Sementara konflik Sampit yang berlatar belakang etnis, yakni antara Dayak dan Madura, telah menyebabkan 469 orang meninggal dunia dan 108.000 orang mengungsi. Rentang konfliknya pun mencapai 10 hari. Konflik kerusuhan di Jakarta yang terjadi pada 13-15 Mei 1998 juga tidak kalah hebatnya. Konflik ini menelan korban 1.217 orang meninggal dunia, 85 orang diperkosa, dan 70.000 pengungsi. Meski hanya berlangsung tiga hari, kerugian materi yang ditimbulkan mencapai sekitar Rp 2,5 triliun.
Konflik Ahmadiyah di Transito Mataram telah menyebabkan 9 orang meninggal dunia, 8 orang luka-luka, 9 orang gangguan jiwa, 379 terusir, 9 orang dipaksa cerai, 3 orang keguguran, 61 orang putus sekolah, 45 orang dipersulit KTP, dan 322 orang dipaksa keluar Ahmadiyah. Meski tidak menimbulkan korban jiwa yang besar, konflik ini mendapat sorotan media cukup kuat dan rentang peristiwa pascakonflik selama 8 tahun yang tak jelas bagi nasib para pengungsi.

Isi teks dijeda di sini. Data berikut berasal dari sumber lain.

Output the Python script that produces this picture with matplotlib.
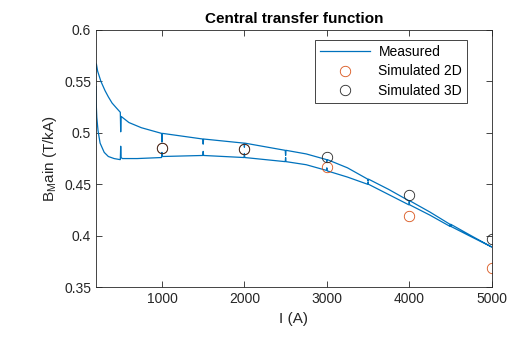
import matplotlib
matplotlib.use("Agg")
import matplotlib.pyplot as plt
import numpy as np

plt.rcParams.update({
    "font.family": ["Liberation Sans", "DejaVu Sans"],
    "font.size": 10,
    "axes.linewidth": 0.6,
    "xtick.direction": "in",
    "ytick.direction": "in",
    "xtick.top": True,
    "ytick.right": True,
    "xtick.major.size": 4,
    "ytick.major.size": 4,
    "xtick.major.width": 0.6,
    "ytick.major.width": 0.6,
})

# ---- measured hysteresis loop: rising branch then falling branch ----
I_up = [200, 202, 210, 225, 250, 300, 350, 420, 490, 495, 500, 505, 520, 700,
        995, 1000, 1005, 1495, 1500, 1505, 1995, 2000, 2005, 2495, 2500, 2505,
        2750, 2995, 3000, 3005, 3250, 3495, 3500, 3505, 3750, 3995, 4000, 4005,
        4250, 4495, 4500, 4505, 4750, 5000]
B_up = [0.545, 0.530, 0.515, 0.502, 0.490, 0.481, 0.477, 0.475, 0.474, 0.474,
        0.487, 0.476, 0.475, 0.475, 0.476, 0.481, 0.477, 0.478, 0.482, 0.478,
        0.476, 0.480, 0.476, 0.472, 0.476, 0.472, 0.469, 0.4635, 0.466, 0.463,
        0.457, 0.450, 0.452, 0.450, 0.440, 0.430, 0.432, 0.430, 0.420, 0.409,
        0.411, 0.409, 0.399, 0.389]

I_down = [5000, 4750, 4505, 4500, 4495, 4250, 4005, 4000, 3995, 3750, 3505,
          3500, 3495, 3250, 3005, 3000, 2995, 2750, 2505, 2500, 2495, 2005,
          2000, 1995, 1505, 1500, 1495, 1005, 1000, 995, 750, 600, 505, 500,
          495, 450, 395, 350, 310, 260, 220, 205, 200]
B_down = [0.389, 0.400, 0.411, 0.409, 0.411, 0.423, 0.434, 0.432, 0.434, 0.445,
          0.455, 0.453, 0.455, 0.466, 0.474, 0.472, 0.474, 0.4795, 0.483, 0.478,
          0.483, 0.490, 0.486, 0.490, 0.494, 0.489, 0.494, 0.4995, 0.491, 0.4995,
          0.505, 0.510, 0.516, 0.501, 0.520, 0.524, 0.529, 0.535, 0.541, 0.550,
          0.560, 0.567, 0.562]

# ---- simulations ----
I_sim = [1000, 2000, 3000, 4000, 5000]
B_2d = [0.485, 0.484, 0.467, 0.419, 0.369]
B_3d = [0.485, 0.484, 0.477, 0.440, 0.397]

fig = plt.figure(figsize=(5.16, 3.37), dpi=100)
ax = fig.add_axes([0.186, 0.148, 0.767, 0.763])

ax.plot(I_up + I_down, B_up + B_down, color="#0072BD", lw=0.9, label="Measured")
ax.plot(I_sim, B_2d, "o", ms=7.5, mfc="none", mec="#D95319", mew=0.6,
        label="Simulated 2D")
ax.plot(I_sim, B_3d, "o", ms=7.5, mfc="none", mec="#262626", mew=0.6,
        label="Simulated 3D")

ax.set_xlim(200, 5000)
ax.set_ylim(0.35, 0.6)
ax.set_xticks([1000, 2000, 3000, 4000, 5000])
ax.set_yticks([0.35, 0.4, 0.45, 0.5, 0.55, 0.6])
ax.set_yticklabels(["0.35", "0.4", "0.45", "0.5", "0.55", "0.6"])
ax.tick_params(colors="#262626", labelsize=10)
for s in ax.spines.values():
    s.set_color("#262626")

ax.set_xlabel("I (A)", fontsize=11, color="#262626")
ax.set_ylabel("B$_\\mathregular{M}$ain (T/kA)", fontsize=11, color="#262626")
ax.set_title("Central transfer function", fontsize=11, fontweight="bold",
             color="black", pad=5)

leg = ax.legend(loc="upper right", bbox_to_anchor=(467 / 516, 1 - 40 / 337),
                bbox_transform=fig.transFigure, fontsize=10, handlelength=3.6,
                fancybox=False, framealpha=1, edgecolor="#262626",
                borderpad=0.35, labelspacing=0.4, handletextpad=0.6,
                borderaxespad=0)
leg.get_frame().set_linewidth(0.6)

fig.savefig("out.png", dpi=100)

Konflik kekerasan yang terjadi di Lampung Selatan telah menimbulkan korban 14 orang meninggal dunia dan 1.700 pengungsi. “Secara keseluruhan, negara terlihat mengabaikan konflik-konflik yang sudah terjadi pelanggaran HAM berat. Dalam beberapa kasus bahkan tidak ada pelaku atau otak pelaku kekerasan yang diusut,” katanya.